Robbie Clark (Heath Ledger) is the actor who played Jack Rollins in a movie — a potent metaphor for the person behind the performer. This is the part of the biopic where you show Dylan’s personal life as his relationship with his wife (whom, of course, we met so cute and fresh-faced at the beginning) crumbles, but rendered without the context of Ledger playing Bob Dylan. It is here that Haynes supplies novelistic narration from Kris Kristofferson as well as allows Bob Dylan’s own music to come in and underscore the events of this subplot, like ghostly, disembodied voices looking for a body.

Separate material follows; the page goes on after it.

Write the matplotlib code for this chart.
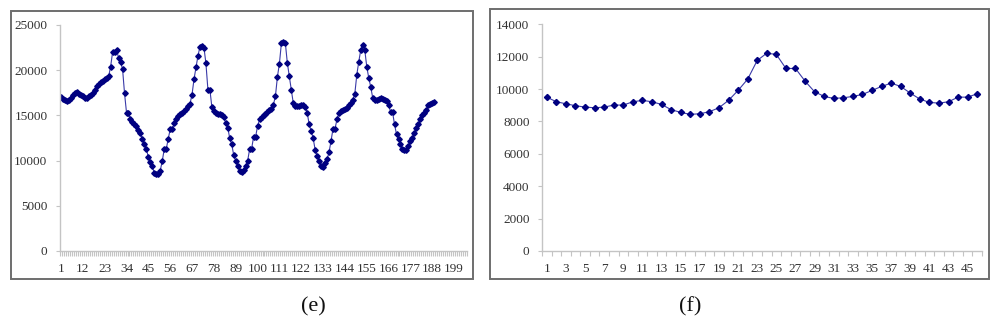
import matplotlib
matplotlib.use("Agg")
import matplotlib.pyplot as plt
from matplotlib.patches import Rectangle
from matplotlib.ticker import FixedLocator, NullFormatter

# --- data ---
# panel (e): 189 observations on a 205-slot category axis
e_values = [
    17000, 16850, 16650, 16550, 16650, 16900, 17250, 17450, 17550, 17400,
    17250, 17100, 16950, 16900, 17100, 17300, 17500, 17800, 18250, 18450,
    18650, 18800, 19000, 19150, 19300, 20400, 22000, 22000, 22250, 21350,
    20850, 20150, 17450, 15300, 15300, 14550, 14250, 14000, 13800, 13400,
    13000, 12400, 11850, 11300, 10350, 9800, 9350, 8600, 8500, 8500,
    8900, 9950, 11250, 11250, 12400, 13450, 13450, 14100, 14600, 14900,
    15100, 15300, 15500, 15700, 16000, 16300, 17300, 19000, 20300, 21600,
    22600, 22650, 22500, 20750, 17850, 17850, 15900, 15450, 15300, 15200,
    15100, 15000, 14850, 14100, 13650, 12450, 11800, 10600, 9970, 9420,
    8870, 8690, 9000, 9450, 9950, 11250, 11300, 12600, 12600, 13800,
    14550, 14850, 15050, 15200, 15350, 15550, 15700, 16200, 17100, 19250,
    20700, 22950, 23150, 23000, 20800, 19300, 17850, 16350, 16000, 16000,
    16050, 16200, 16100, 15900, 15300, 14000, 13250, 12500, 11200, 10500,
    9950, 9350, 9250, 9700, 10150, 10900, 12150, 13500, 13500, 14550,
    15250, 15450, 15550, 15650, 15800, 16100, 16350, 16750, 17400, 19500,
    20950, 22250, 22800, 22250, 20400, 19150, 18150, 16950, 16750, 16750,
    16850, 16900, 16850, 16700, 16550, 16200, 15350, 15350, 14000, 12900,
    12350, 11800, 11250, 11150, 11200, 11650, 12200, 12550, 13100, 13550,
    14000, 14550, 15000, 15300, 15600, 16100, 16300, 16400, 16450,
]
e_slots = 205
e_label_step = 11
e_yticks = [0, 5000, 10000, 15000, 20000, 25000]

# panel (f): 46 observations
f_values = [
    9500, 9215, 9090, 8970, 8885, 8845, 8885, 9010, 9010, 9215,
    9300, 9215, 9050, 8725, 8560, 8435, 8475, 8600, 8845, 9300,
    9915, 10610, 11765, 12215, 12135, 11270, 11270, 10490, 9830, 9545,
    9420, 9460, 9545, 9665, 9915, 10160, 10365, 10160, 9750, 9380,
    9175, 9130, 9215, 9500, 9500, 9710,
]
f_label_step = 2
f_yticks = [0, 2000, 4000, 6000, 8000, 10000, 12000, 14000]

panel_labels = ["(e)", "(f)"]

LINE = "#3a3aa8"
MARK = "#000080"
AXIS = "#c4c4c4"
TEXT = "#333333"
SERIF = ["Liberation Serif", "DejaVu Serif"]


def style_axes(ax, n_slots, label_step, yticks, ymax):
    ax.set_xlim(0.5, n_slots + 0.5)
    ax.set_ylim(0, ymax)
    for side in ("top", "right"):
        ax.spines[side].set_visible(False)
    for side in ("left", "bottom"):
        ax.spines[side].set_color(AXIS)
        ax.spines[side].set_linewidth(1.0)
    ax.set_yticks(yticks)
    ax.set_yticklabels([str(v) for v in yticks])
    ax.xaxis.set_major_locator(FixedLocator(list(range(1, n_slots + 1, label_step))))
    ax.set_xticklabels([str(v) for v in range(1, n_slots + 1, label_step)])
    ax.xaxis.set_minor_locator(FixedLocator([i + 0.5 for i in range(n_slots + 1)]))
    ax.xaxis.set_minor_formatter(NullFormatter())
    ax.tick_params(axis="x", which="major", length=0, pad=9, labelsize=9.5, labelcolor=TEXT)
    ax.tick_params(axis="x", which="minor", length=3.5, width=0.8, color=AXIS, direction="out")
    ax.tick_params(axis="y", length=3, width=0.8, color=AXIS, pad=6, labelsize=9.5, labelcolor=TEXT)
    for lab in ax.get_xticklabels() + ax.get_yticklabels():
        lab.set_family(SERIF)


fig = plt.figure(figsize=(10, 3.31), dpi=100)

# outer frames around each chart
fig.add_artist(Rectangle((0.011, 0.157), 0.462, 0.810, transform=fig.transFigure,
                         fill=False, edgecolor="#6e6e6e", linewidth=1.4))
fig.add_artist(Rectangle((0.490, 0.157), 0.499, 0.816, transform=fig.transFigure,
                         fill=False, edgecolor="#6e6e6e", linewidth=1.4))

ax_e = fig.add_axes([0.060, 0.2417, 0.407, 0.683])
ax_e.plot(range(1, len(e_values) + 1), e_values, color=LINE, linewidth=0.8,
          marker="D", markersize=2.8, markerfacecolor=MARK, markeredgecolor=MARK)
style_axes(ax_e, e_slots, e_label_step, e_yticks, 25000)

ax_f = fig.add_axes([0.542, 0.2417, 0.440, 0.685])
ax_f.plot(range(1, len(f_values) + 1), f_values, color=LINE, linewidth=0.8,
          marker="D", markersize=3.1, markerfacecolor=MARK, markeredgecolor=MARK)
style_axes(ax_f, len(f_values), f_label_step, f_yticks, 14000)

fig.text(0.313, 0.073, panel_labels[0], ha="center", va="center", fontsize=16, family=SERIF, color="#111111")
fig.text(0.690, 0.073, panel_labels[1], ha="center", va="center", fontsize=16, family=SERIF, color="#111111")

fig.savefig("out.png", dpi=100, facecolor="white")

I’m Not There is a fractured view of Dylan as Haynes shatters the figures at the beginning in an attempt to put him back together over the course of the film. As such the pieces overlap — some actors reappear in multiple segments as different characters. Some versions of Dylan even exist in the same narrative universe, but never quite intersect. Haynes deconstructs to reconstruct. The film ends with an actual appearance from Dylan in the form of documentary footage of him performing — the man’s been put back together, but he’s still the mythological Dylan of the 1960s. Wisely, we never see the man as he appears in 2007 — that’s not the Bob Dylan we’re celebrating, really. We’re celebrating the icon captured in documentary footage and photographs and recordings — and what better way to do that than in a motion picture?